Unlike distributed DArray from DistributedArrays.jl, a SharedArray object is stored in full on the control process, but it is shared across all workers on the same node, with a significant cache on each worker. SharedArrays package is part of Julia’s Standard Library (comes with the language).

There are downsides to SharedArray when compared to DistributedArrays.jl:

  1. The ability to write into the same array elements from multiple processes creates the potential for a race condition and indeterminate outcome with a poorly written code!
  2. You are limited to a set of workers on the same node – does SharedArrays predate DistributedArrays?
  3. You will have very skewed (non-uniform across processes) memory usage.

Let’s start with serial Julia (julia command) and initialize a 1D shared array:

using Distributed
addprocs(4)
using SharedArrays    # important to run after adding workers
a = SharedArray{Float64}(30);
a[:] .= 1.0           # assign from the control process
@fetchfrom 2 sum(a)   # correct (30.0)
@fetchfrom 3 sum(a)   # correct (30.0)
sum(a)                # correct (30.0)
@sync @spawnat 2 a .= 2.0   # can assign from any worker!
@fetchfrom 2 sum(a)         # correct (90.0)
@fetchfrom 3 sum(a)         # correct (60.0)
sum(a)

You can use a function to initialize an array, however, pay attention to the result:

b = SharedArray{Int64}((1000), init = x -> x .= 0);    # use a function to initialize `b`
length(b)

c = SharedArray{Int64}((1000), init = x -> x .+= 1)   # each worker updates the entire array in-place!
sum(c)
ImportantKey idea

Each worker runs this function!

Here is another demo with a problem – let’s fill each element with its corresponding myid() value:

@everywhere println(myid())     # let's use these IDs in the next function
d = SharedArray{Int64}((20), init = x -> x .= myid())   # indeterminate outcome! each time a new result

Each worker updates every element, but the order in which they do this varies from one run to another, producing indeterminate outcome.

Avoiding a race condition 1: use localindices

With a SharedArray, there is an implicit partitioning for processing on workers (although the array itself is stored on the control process):

@everywhere using SharedArrays   # otherwise `localindices` won't be found on workers
d = SharedArray{Int64}((20), init = x -> x .= myid())   # indeterminate outcome! each time a new result
for w in workers()
    println(@fetchfrom w localindices(d))   # this block is assigned for processing on worker `i`
end

What we really want is for each worker to fill only its assigned block (parallel init, same result every time):

d = SharedArray{Int64}((20), init = x -> x[localindices(x)] .= myid())

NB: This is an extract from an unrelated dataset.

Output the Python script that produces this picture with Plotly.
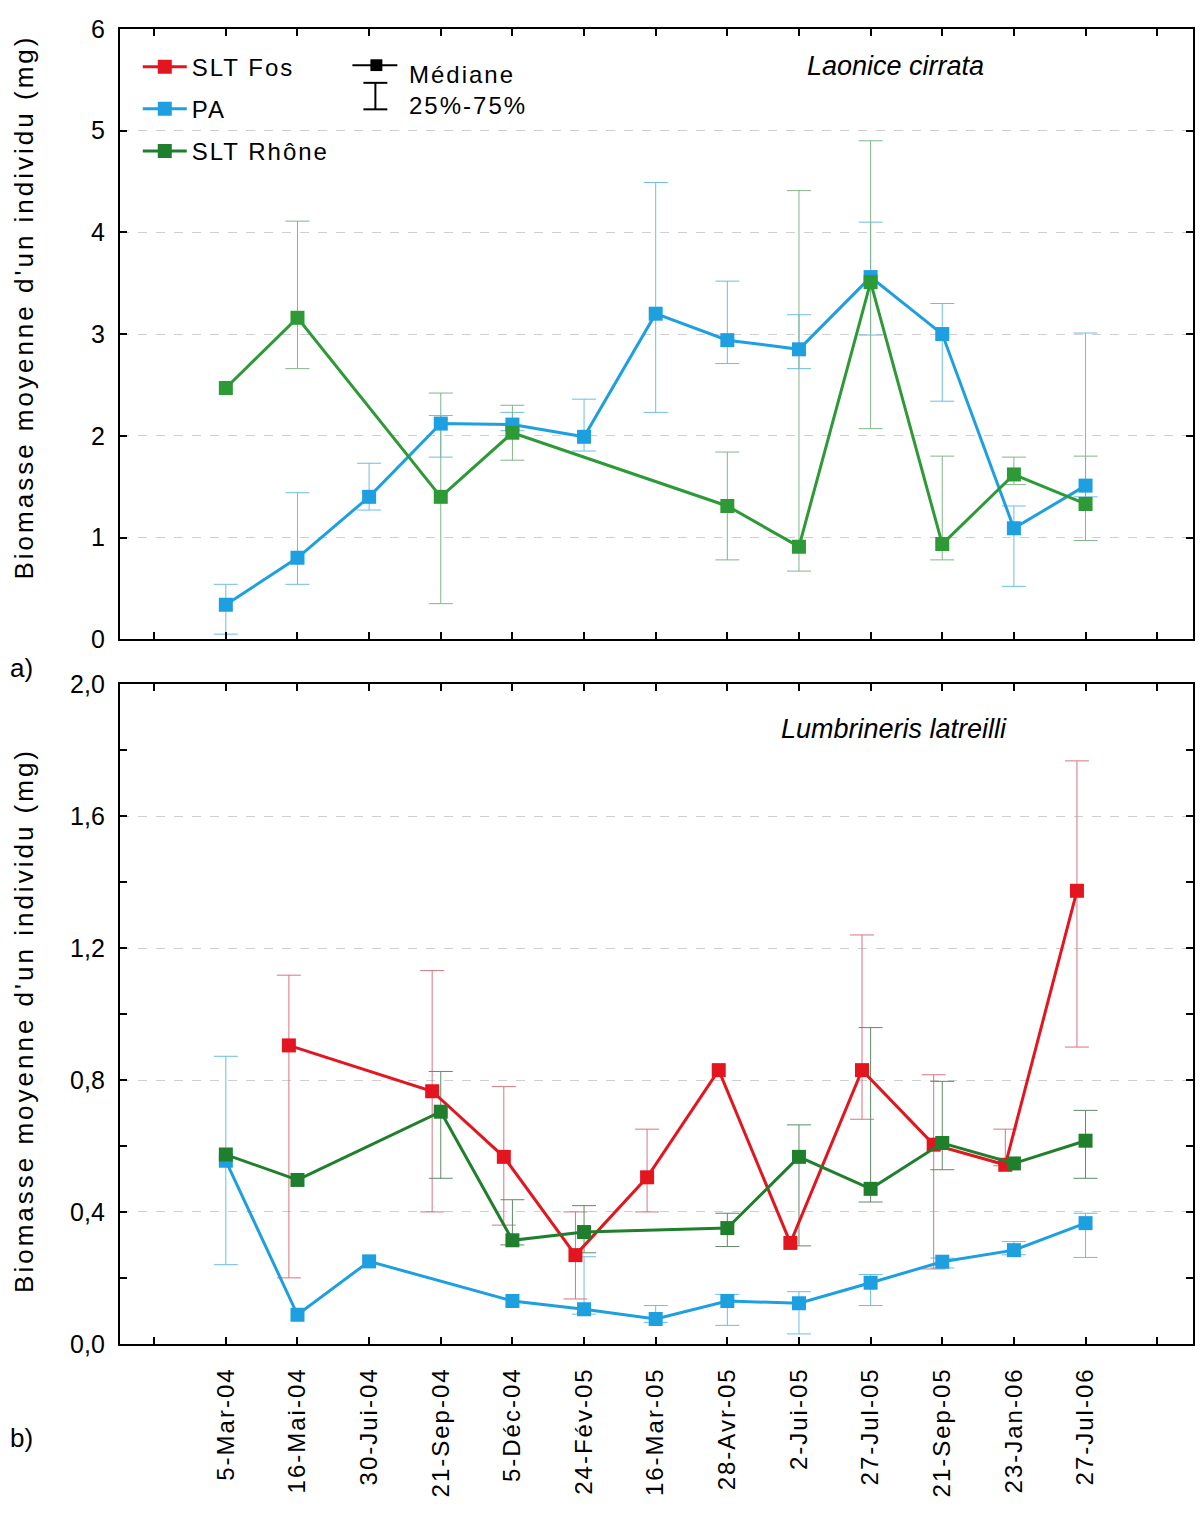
import plotly.graph_objects as go

# ---------------- data ----------------
categories = ["5-Mar-04", "16-Mai-04", "30-Jui-04", "21-Sep-04", "5-Déc-04", "24-Fév-05",
              "16-Mar-05", "28-Avr-05", "2-Jui-05", "27-Jul-05", "21-Sep-05", "23-Jan-06", "27-Jul-06"]

# panel a) Laonice cirrata
pa_a_med = [0.34, 0.80, 1.40, 2.12, 2.11, 1.99, 3.20, 2.94, 2.85, 3.56, 3.00, 1.09, 1.51]
pa_a_q25 = [0.05, 0.54, 1.27, 1.79, 2.05, 1.85, 2.23, 2.71, 2.66, 2.99, 2.34, 0.52, 1.40]
pa_a_q75 = [0.54, 1.44, 1.73, 2.20, 2.23, 2.36, 4.49, 3.52, 3.19, 4.10, 3.30, 1.31, 3.01]

rh_a_med = [2.47, 3.16, None, 1.40, 2.03, None, None, 1.31, 0.91, 3.51, 0.935, 1.62, 1.33]
rh_a_q25 = [None, 2.66, None, 0.35, 1.76, None, None, 0.78, 0.67, 2.07, 0.78, 1.52, 0.97]
rh_a_q75 = [None, 4.11, None, 2.42, 2.30, None, None, 1.84, 4.41, 4.90, 1.80, 1.79, 1.80]

# panel b) Lumbrineris latreilli
fos_b_med = [None, 0.905, None, 0.766, 0.567, 0.269, 0.505, 0.83, 0.306, 0.83, 0.604, 0.543, 1.374]
fos_b_q25 = [None, 0.20, None, 0.40, 0.36, 0.136, 0.40, None, None, 0.681, 0.227, 0.54, 0.90]
fos_b_q75 = [None, 1.118, None, 1.132, 0.78, 0.40, 0.651, None, None, 1.24, 0.816, 0.651, 1.768]

pa_b_med = [0.555, 0.088, 0.25, None, 0.13, 0.105, 0.075, 0.13, 0.123, 0.185, 0.249, 0.284, 0.366]
pa_b_q25 = [0.24, None, None, None, None, 0.09, 0.065, 0.056, 0.03, 0.116, 0.23, 0.27, 0.262]
pa_b_q75 = [0.872, None, None, None, None, 0.264, 0.116, 0.15, 0.158, 0.21, 0.26, 0.31, 0.396]

rh_b_med = [0.574, 0.497, None, 0.704, 0.314, 0.339, None, 0.351, 0.567, 0.47, 0.609, 0.547, 0.616]
rh_b_q25 = [None, None, None, 0.502, 0.30, 0.276, None, 0.295, 0.297, 0.43, 0.528, None, 0.502]
rh_b_q75 = [None, None, None, 0.826, 0.437, 0.419, None, 0.396, 0.664, 0.959, 0.796, None, 0.708]

y_a_ticks = [0, 1, 2, 3, 4, 5, 6]
y_a_labels = ["0", "1", "2", "3", "4", "5", "6"]
y_b_ticks = [0.0, 0.4, 0.8, 1.2, 1.6, 2.0]
y_b_labels = ["0,0", "0,4", "0,8", "1,2", "1,6", "2,0"]

y_title = "Biomasse moyenne d'un individu (mg)"
species_a = "Laonice cirrata"
species_b = "Lumbrineris latreilli"
series_names = ["SLT Fos", "PA", "SLT Rhône"]

# ---------------- style ----------------
PAGE_W, PAGE_H = 1203, 1513
BODY = 8  # default page margin around the figure
W, H = PAGE_W - 2 * BODY, PAGE_H - 2 * BODY
FONT = "Liberation Sans, Arial, sans-serif"
RED, RED_E = "#E3151E", "#D77580"
BLUE, BLUE_E = "#1E9FE0", "#6CBDE4"
GREEN_A, GREEN_A_E = "#2E9A37", "#83B58A"
GREEN_B, GREEN_B_E = "#1F7F2D", "#5E8B66"


def fx(p):
    return (p - BODY) / W


def fy(p):
    return 1 - (p - BODY) / H


def spaced(t, s):
    return f'<span style="letter-spacing:{s}px">{t}</span>'


fig = go.Figure()
line_traces = []


def add_series(med, q25, q75, color, ecolor, name, xa, ya, offset=0.0, legend=False, rank=None):
    ex, ey, ep, em = [], [], [], []
    for i, (m, lo, hi) in enumerate(zip(med, q25, q75)):
        if m is None or (lo is None and hi is None):
            continue
        ex.append(i + offset)
        ey.append(m)
        ep.append((hi - m) if hi is not None else 0)
        em.append((m - lo) if lo is not None else 0)
    fig.add_trace(go.Scatter(
        x=ex, y=ey, mode="markers", marker=dict(size=2, color="rgba(0,0,0,0)"),
        error_y=dict(type="data", symmetric=False, array=ep, arrayminus=em,
                     color=ecolor, thickness=1, width=12),
        showlegend=False, hoverinfo="skip", xaxis=xa, yaxis=ya))
    xs = [i + offset for i, v in enumerate(med) if v is not None]
    ys = [v for v in med if v is not None]
    line_traces.append(go.Scatter(
        x=xs, y=ys, mode="lines+markers", line=dict(color=color, width=3),
        marker=dict(symbol="square", size=14, color=color),
        name=spaced(name, 2), showlegend=legend, legendrank=rank if rank else 1000,
        legendgroup=name + xa, xaxis=xa, yaxis=ya))


# panel a
add_series(pa_a_med, pa_a_q25, pa_a_q75, BLUE, BLUE_E, series_names[1], "x", "y")
add_series(rh_a_med, rh_a_q25, rh_a_q75, GREEN_A, GREEN_A_E, series_names[2], "x", "y")
# panel b
add_series(pa_b_med, pa_b_q25, pa_b_q75, BLUE, BLUE_E, series_names[1], "x2", "y2", legend=True, rank=2)
add_series(fos_b_med, fos_b_q25, fos_b_q75, RED, RED_E, series_names[0], "x2", "y2", offset=-0.12, legend=True, rank=1)
add_series(rh_b_med, rh_b_q25, rh_b_q75, GREEN_B, GREEN_B_E, series_names[2], "x2", "y2", legend=True, rank=3)
for tr in line_traces:
    fig.add_trace(tr)

xdom = [fx(120), min(1.0, fx(1201))]
xrange = [-1.48, 13.5]
tickpos = list(range(-1, 14))

axis_common = dict(showline=True, linewidth=2, linecolor="black", mirror="ticks",
                   ticks="inside", ticklen=7, tickwidth=2, tickcolor="black",
                   zeroline=False, tickfont=dict(family=FONT, size=25, color="black"))

fig.update_layout(
    width=W, height=H, margin=dict(l=0, r=0, t=0, b=0), autosize=False,
    paper_bgcolor="white", plot_bgcolor="white",
    font=dict(family=FONT, color="black"),
    xaxis=dict(domain=xdom, range=xrange, anchor="y", tickvals=tickpos,
               showticklabels=False, showgrid=False, **axis_common),
    yaxis=dict(domain=[fy(637), fy(15)], range=[0, 6], anchor="x",
               tickvals=y_a_ticks, ticktext=y_a_labels, ticklabelstandoff=8,
               showgrid=True, griddash="dash", gridcolor="#cfcfcf", gridwidth=1, **axis_common),
    xaxis2=dict(domain=xdom, range=xrange, anchor="y2", tickvals=tickpos,
                ticktext=[""] + [spaced(c, 2) for c in categories] + [""],
                tickangle=-90, ticklabelstandoff=12, showgrid=False,
                **{**axis_common, "tickfont": dict(family=FONT, size=24, color="black")}),
    yaxis2=dict(domain=[fy(1355), fy(683)], range=[0, 2.0], anchor="x2",
                tickvals=y_b_ticks, ticktext=y_b_labels, ticklabelstandoff=8,
                minor=dict(dtick=0.2, tick0=0, ticks="inside", ticklen=7, tickwidth=2,
                           tickcolor="black", showgrid=False),
                showgrid=True, griddash="dash", gridcolor="#cfcfcf", gridwidth=1, **axis_common),
    legend=dict(x=fx(138), y=fy(31), xanchor="left", yanchor="top",
                font=dict(family=FONT, size=24, color="black"),
                bgcolor="rgba(0,0,0,0)", tracegroupgap=8, itemwidth=44),
)


def text_ann(text, x, y, size, xanchor="center", angle=0):
    return dict(text=text, x=fx(x), y=fy(y), xref="paper", yref="paper", showarrow=False,
                xanchor=xanchor, yanchor="middle", textangle=angle,
                font=dict(family=FONT, size=size, color="black"))


ann = [
    text_ann(spaced(y_title, 3), 24, 298, 26, angle=-90),
    text_ann(spaced(y_title, 3), 24, 1025, 26, angle=-90),
    text_ann(f"<i>{species_a}</i>", 897, 53, 27),
    text_ann(f"<i>{species_b}</i>", 895, 728, 27),
    text_ann("a)", 22, 666, 26),
    text_ann("b)", 22, 1451, 26),
    text_ann(spaced("Médiane", 2), 408, 62, 24, xanchor="left"),
    text_ann(spaced("25%-75%", 2), 408, 93, 24, xanchor="left"),
]
fig.update_layout(annotations=ann)

shp = [
    dict(type="line", x0=fx(353), x1=fx(398), y0=fy(52), y1=fy(52), line=dict(color="black", width=2)),
    dict(type="rect", x0=fx(371), x1=fx(383), y0=fy(46), y1=fy(58), fillcolor="black", line=dict(width=0)),
    dict(type="line", x0=fx(376), x1=fx(376), y0=fy(70), y1=fy(97), line=dict(color="black", width=2)),
    dict(type="line", x0=fx(364), x1=fx(388), y0=fy(70), y1=fy(70), line=dict(color="black", width=2)),
    dict(type="line", x0=fx(364), x1=fx(388), y0=fy(97), y1=fy(97), line=dict(color="black", width=2)),
]
for s in shp:
    s.update(xref="paper", yref="paper")
fig.update_layout(shapes=shp)

fig.write_html("out.html")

Avoiding a race condition 2: use the parallel for loop

Let’s initialize a 2D SharedArray:

n = 100;
a = SharedArray{Float64}(n,n);
@distributed for i in 1:n   # parallel for loop split across all workers
    for j in 1:n
        a[i,j] = myid()       # ID of the worker that initialized this element
    end
end

for w in workers()
    println(@fetchfrom w localindices(a))   # weird: shows 1D indices for 2D array
end

for i in a[1:n,1]         # first element in each row
    println(i)
end
a[1:10,1:10]                # on the control process
@fetchfrom 2 a[1:10,1:10]   # on worker 2